His hands shake, he stumbles over his words, people in the congregation look worried, but he usually manages to hold it together and the moment passes. This happens every Sunday. Michael knows he’s getting worse but what to do about it?
He is a broken man, and his brokenness derives from shame and feeling unworthy to be a priest.
All comes to a head in the final episode where the brokenness of the past few weeks threatens to overwhelm Michael.
He is broken by his failure to act upon a phone message left by one of his congregation about her mentally ill 18 year old son, who is later shot and killed by police in a botched late night drama arising from the black teenager’s distress at being sent home prematurely from a secure unit (no money for beds).
Michael is also broken by the suicide of Roz, a mother of three who illegally funded an 8 year gambling habit. He is angry about the 16 betting shops in the poorest part of the parish, temples to those shiny machines that prey on people who are so skint, they might as well put their last penny (or tenner) in.
And he is upset for Christina, a young single mother whose betting shop salary was so inadequate she ‘borrowed’ from the till, got the sack and then lied about the date of her mother’s death in order to claim the pension. She tells Fr. Michel: “everyone I know is skint”.
So many people, so much brokenness. McGovern is quick to portray it as not only personal but political. This is the human face of ‘broken Britain’, a forgotten urban northern community where families are eeking out an existence in High Streets full of boarded up shops. In such an environment the Church is an oasis of beauty, peace and even visual splendour.
A silent statue of the Crucified sits in the vestry, the place where Michael prepares to lead his people in Confession of their sins, in preparation for Mass, week in, week out. “Know-all”, he says to Christ, who appears sometimes to answer prayer, and at other times to be achingly silent.
Fr. Michael tells his own confessor that as soon as his mother’s dead, he’s quitting. He’s giving up the priesthood because he feels like a failure in the light of so much overwhelming need.
More pressing, his shame about the past makes him feel unworthy to preside at the Mass.
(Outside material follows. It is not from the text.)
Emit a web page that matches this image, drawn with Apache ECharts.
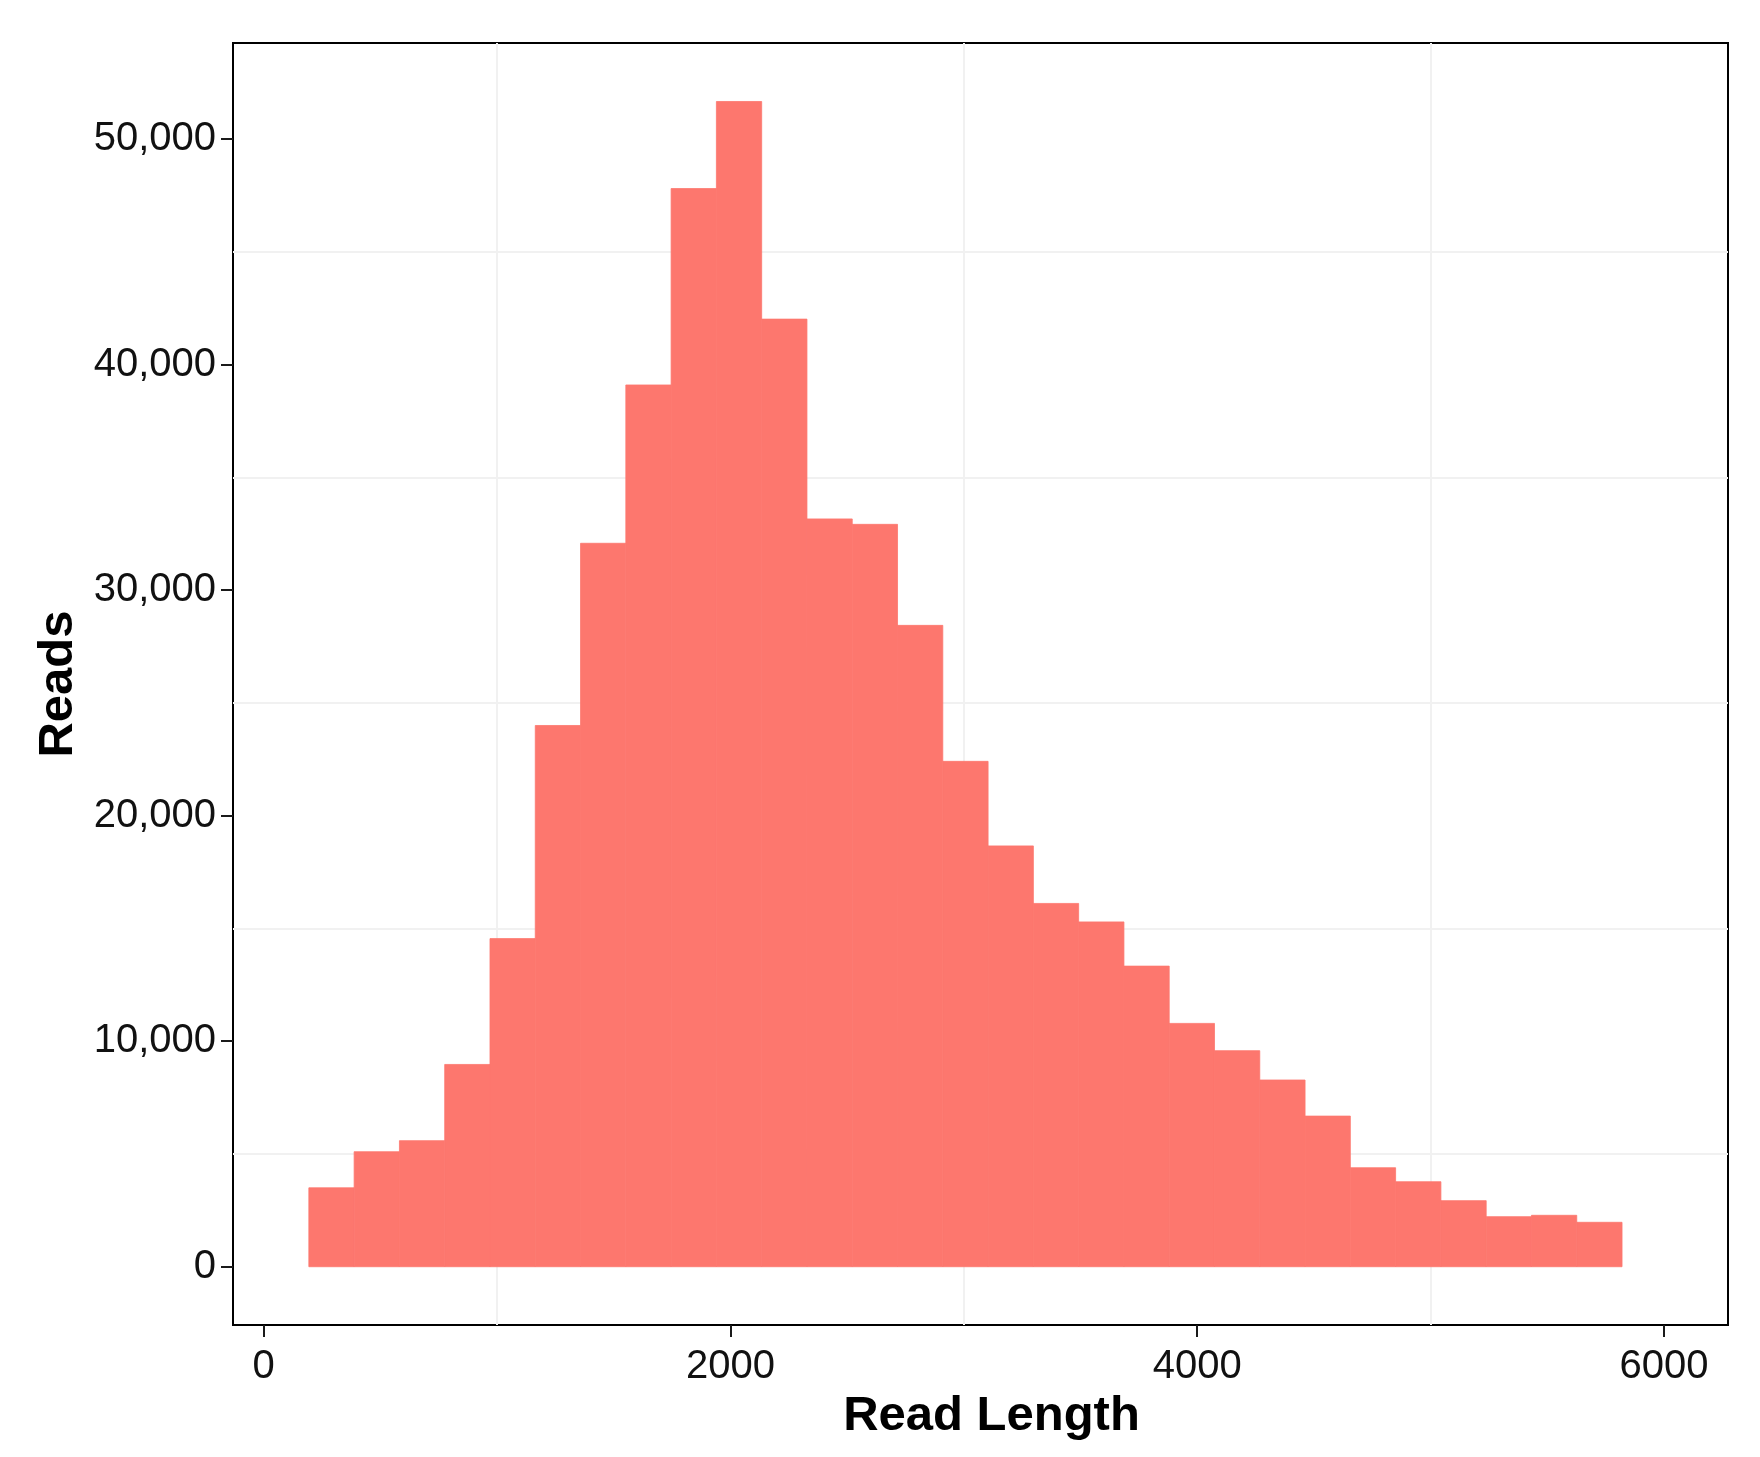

His whole identity as priest is therefore unsustainable in his view. He’s near to breaking point in his brokenness.
One or two caring parishioners ask if he is okay. “Yeh, fine”, his response, because although he pours himself out night and day for his troubled flock; like all professional carers, his theology of receiving help for himself is not well developed.
But he has engendered fierce loyalty and love amongst his flock, as he’s supported individuals in court, in morgues and after brawls on the street. Two of them hatch a plan to give something back, when finally Michael’s mother dies, even as he baulks at taking her funeral. “You’re taking it, you prick”, the terse response of his sister.
And so the Kerrigan clan gather for the funeral of Michael’s mother. Michael hopes this will be his last Mass. He tells his gathered family and flock that it would mean so much to him if they all came to take the bread and the wine, even those hardbitten men who’ve avoided Christ for years, for whatever reason.
The pinnacle of the Mass is reached. Will Fr. Michael wobble, will he stumble over the words that mark out his very identity, his priesthood? “This is my body, broken for you”.
Something happens in that moment – perhaps the shadow of his mother is passing over – Michael says the words with renewed vigour, something has changed. His brokenness has been healed in that moment by Christ’s brokenness.
Which is the whole point of the mass, the Eucharist, the body broken for all.
But there’s more. Parishioners continue to file past. It’s a long mass at the end of his mother’s funeral. “The body of Christ, the body of Christ”. The words come forth, as do all the characters who have lived their dramas in the full glare of Michael and of Christ: the struggling single mum, the black mother whose son was shot dead, the policeman who told the truth regardless, even the betting shop owner.
As they come forward to receive, those who have been primed with this little plan, this sign of love for their priest, hear the invitation, “the body of Christ’. To which they each respond, “Amen, you wonderful priest. Amen, you wonderful priest”.
Fr. Michael is healed by their love.
As the desert fathers knew, we live and die with our neighbour. Maybe, just maybe, Michael had to get to the end of his own capacity to deal with brokenness, in order to receive his own healing in the brokenness of Christ and in the love of his fellow Christians.
So there’s bad broken, and there’s good broken. And then there’s the brokenness of being mortal, which is at the root of all other brokenness. That’s a broken only Christ can heal by his own body broken for all. For Michael the priest, this is the ultimate healing.